Friedel oscillations due to Fermi arcs in Weyl semimetals

TL;DR

This paper develops a method to model Fermi arcs in Weyl semimetals, analyzes their impact on surface states and Friedel oscillations, and provides insights relevant to STM and photoemission experiments.

Contribution

A new prescription for constructing Fermi arcs of arbitrary shape in Weyl semimetals and analyzing their effects on surface states and oscillations.

Findings

Fermi arcs enable nested backscattering in thin samples leading to strong Friedel oscillations.

Oscillations weaken with increasing sample thickness as Fermi arcs from opposite surfaces decouple.

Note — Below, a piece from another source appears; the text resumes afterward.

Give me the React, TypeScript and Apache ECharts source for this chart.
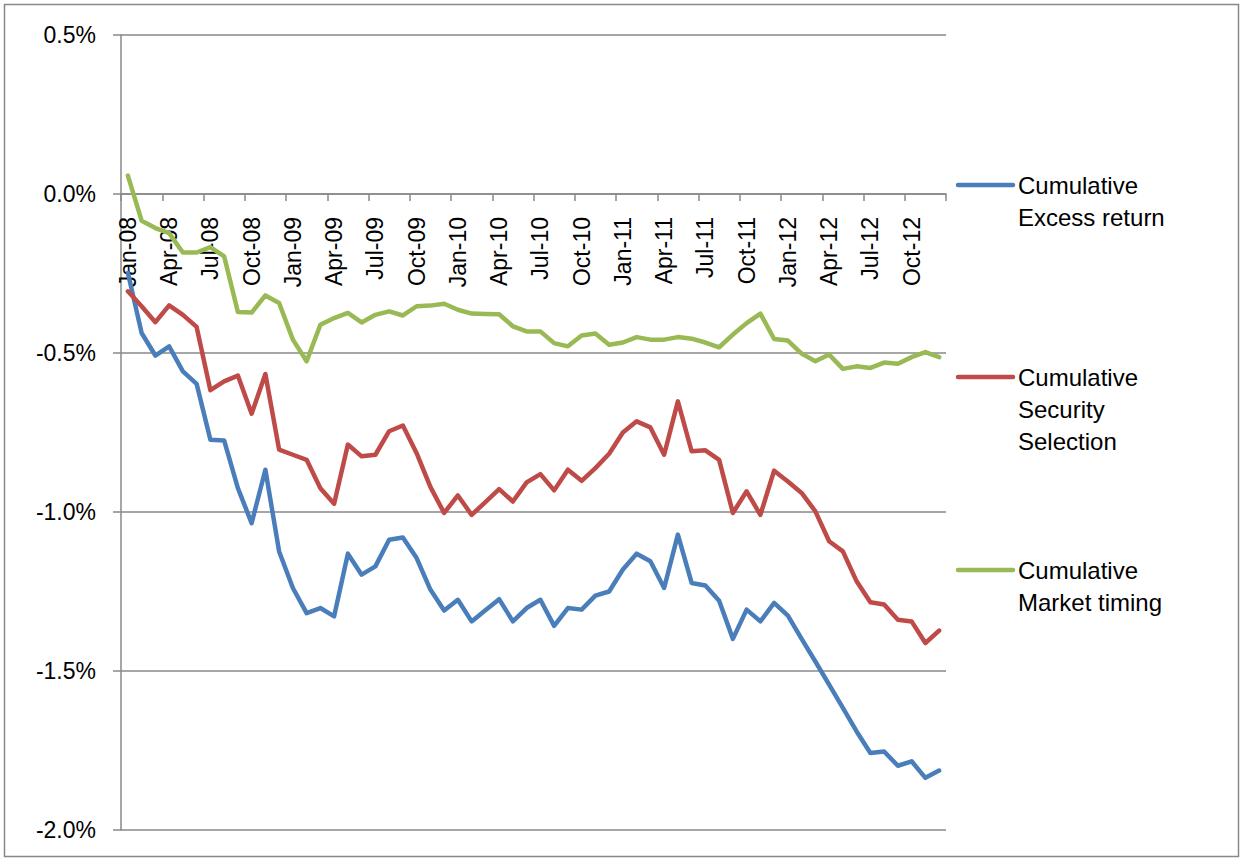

Surface spectral functions reveal distinct contributions from Fermi arcs and bulk states.

Abstract

Weyl semimetals harbor unusual surface states known as Fermi arcs, which are essentially disjoint segments of a two dimensional Fermi surface. We describe a prescription for obtaining Fermi arcs of arbitrary shape and connectivity by stacking alternate two dimensional electron and hole Fermi surfaces and adding suitable interlayer coupling. Using this prescription, we compute the local density of states -- a quantity directly relevant to scanning tunneling microscopy -- on a Weyl semimetal surface in the presence of a point scatterer and present results for a particular model that is expected to apply to pyrochlore iridate Weyl semimetals. For thin samples, Fermi arcs on opposite surfaces conspire to allow nested backscattering, resulting in strong Friedel oscillations on the surface. These oscillations die out as the sample thickness is increased and Fermi arcs from the bottom surface retreat and weak oscillations, due to scattering between the top surface Fermi arcs alone, survive. The surface spectral function -- accessible to photoemission experiments -- is also computed. In the thermodynamic limit, this calculation can be done analytically and separate contributions from the Fermi arcs and the bulk states can be seen.